A narrative review on therapeutic potential of naringenin in colorectal cancer: Focusing on molecular and biochemical processes

Cell Biochem Funct. 2024 Apr;42(3):e4011. doi: 10.1002/cbf.4011.


Colorectal cancer (CRC) is a common and highly metastatic cancer affecting people worldwide. Drug resistance and unwanted side effects are some of the limitations of current treatments for CRC. Naringenin (NAR) is a naturally occurring compound found in abundance in various citrus fruits such as oranges, grapefruits, and tomatoes. It possesses a diverse range of pharmacological and biological properties that are beneficial for human health. Numerous studies have highlighted its antioxidant, anticancer, and anti-inflammatory activities, making it a subject of interest in scientific research. This review provides a comprehensive overview of the effects of NAR on CRC. The study’s findings indicated that NAR: (1) interacts with estrogen receptors, (2) regulates the expression of genes related to the p53 signaling pathway, (3) promotes apoptosis by increasing the expression of proapoptotic genes (Bax, caspase9, and p53) and downregulation of the antiapoptotic gene Bcl2, (4) inhibits the activity of enzymes involved in cell survival and proliferation, (5) decreases cyclin D1 levels, (6) reduces the expression of cyclin-dependent kinases (Cdk4, Cdk6, and Cdk7) and antiapoptotic genes (Bcl2, x-IAP, and c-IAP-2) in CRC cells.
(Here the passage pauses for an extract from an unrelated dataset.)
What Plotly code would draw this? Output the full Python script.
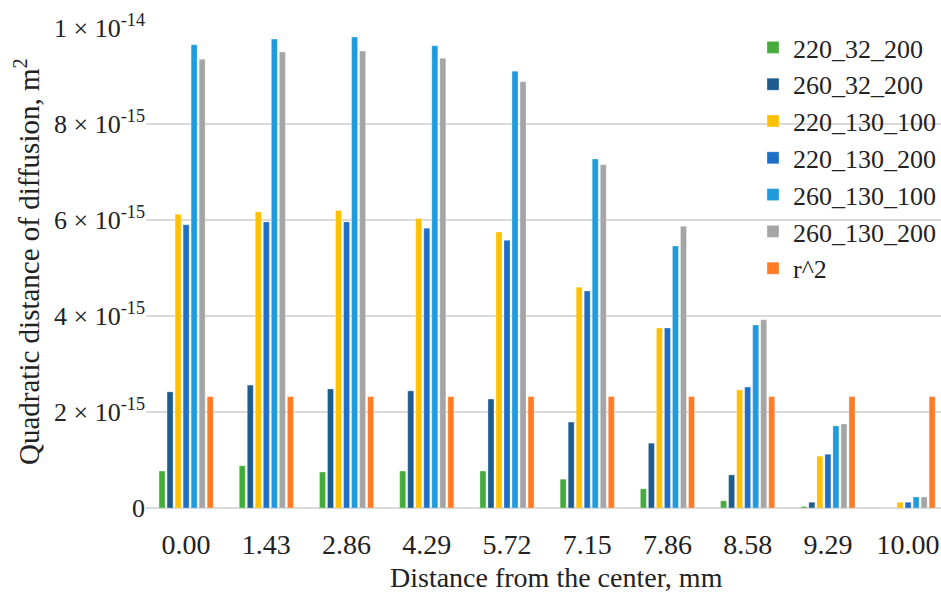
import plotly.graph_objects as go

categories = ["0.00", "1.43", "2.86", "4.29", "5.72", "7.15", "7.86", "8.58", "9.29", "10.00"]
series_names = ["220_32_200", "260_32_200", "220_130_100", "220_130_200", "260_130_100", "260_130_200", "r^2"]
s_220_32_200 = [0.77, 0.88, 0.75, 0.77, 0.77, 0.60, 0.40, 0.15, 0.03, 0.0]
s_260_32_200 = [2.42, 2.56, 2.48, 2.44, 2.27, 1.79, 1.35, 0.69, 0.12, 0.0]
s_220_130_100 = [6.12, 6.17, 6.20, 6.03, 5.75, 4.60, 3.75, 2.46, 1.08, 0.12]
s_220_130_200 = [5.90, 5.96, 5.96, 5.83, 5.58, 4.52, 3.75, 2.52, 1.12, 0.12]
s_260_130_100 = [9.65, 9.77, 9.81, 9.63, 9.10, 7.27, 5.46, 3.81, 1.71, 0.23]
s_260_130_200 = [9.35, 9.50, 9.52, 9.37, 8.88, 7.15, 5.87, 3.92, 1.75, 0.23]
s_r2 = [2.32] * 10
scale = 1e-15
colors = ["#46AB3D", "#1E5C8E", "#FFC000", "#1F6FC8", "#1F9BDB", "#A5A5A5", "#FF7B25"]

tick_vals = [0, 2e-15, 4e-15, 6e-15, 8e-15, 1e-14]
tick_text = ["0", "2 × 10<sup>-15</sup>", "4 × 10<sup>-15</sup>", "6 × 10<sup>-15</sup>",
             "8 × 10<sup>-15</sup>", "1 × 10<sup>-14</sup>"]

FONT = "Liberation Serif"
all_series = [s_220_32_200, s_260_32_200, s_220_130_100, s_220_130_200, s_260_130_100, s_260_130_200, s_r2]

fig = go.Figure()
for name, vals, col in zip(series_names, all_series, colors):
    fig.add_trace(go.Bar(
        x=categories, y=[v * scale for v in vals], name=name, legendgroup=name,
        marker=dict(color=col, line=dict(color="rgba(255,255,255,0.6)", width=0.5)),
    ))

W, H = 941, 594
L, R, T, B = 146, 0, 28, 86
pw = W - L - R
ph = H - T - B
def px_to_paper_x(px):
    return (px - L) / pw
def px_to_paper_y(py):
    return (H - B - py) / ph

fig.update_layout(
    width=W, height=H,
    margin=dict(l=L, r=R, t=T, b=B, autoexpand=False),
    paper_bgcolor="white", plot_bgcolor="white",
    barmode="group", bargap=0.30, bargroupgap=0.25,
    font=dict(family=FONT, size=26, color="#222222"),
    showlegend=True,
    legend=dict(
        xref="paper", yref="paper",
        x=px_to_paper_x(753), y=px_to_paper_y(24), xanchor="left", yanchor="top",
        bgcolor="rgba(0,0,0,0)", font=dict(family=FONT, size=26, color="#222222"),
        tracegroupgap=0, itemwidth=30,
    ),
    xaxis=dict(
        type="category", range=[-0.5, 9.41], showgrid=False, ticks="",
        showline=False, tickfont=dict(size=28), zeroline=False,
        ticklabelstandoff=17,
    ),
    yaxis=dict(
        range=[0, 1e-14], tickvals=tick_vals, ticktext=tick_text,
        showgrid=True, gridcolor="#D9D9D9", gridwidth=1.5, zeroline=True,
        zerolinecolor="#D9D9D9", zerolinewidth=1.5, ticks="", showline=False,
        tickfont=dict(size=26),
    ),
    annotations=[
        dict(text="Distance from the center, mm", xref="paper", yref="paper",
             x=px_to_paper_x(556), y=px_to_paper_y(577), xanchor="center", yanchor="middle",
             showarrow=False, font=dict(size=28)),
        dict(text="Quadratic distance of diffusion, m<sup>2</sup>", xref="paper", yref="paper",
             x=px_to_paper_x(27), y=px_to_paper_y(262), xanchor="center", yanchor="middle",
             textangle=-90, showarrow=False, font=dict(size=29)),
    ],
)

fig.write_html("out.html")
In vitro CDK2 binding assay was also performed, showing that the NAR derivatives had better inhibitory activities on CDK2 than NAR. Based on the findings of this study, NAR is a potential therapeutic agent for CRC. Additional pharmacology and pharmacokinetics studies are required to fully elucidate the mechanisms of action of NAR and establish the most suitable dose for subsequent clinical investigations.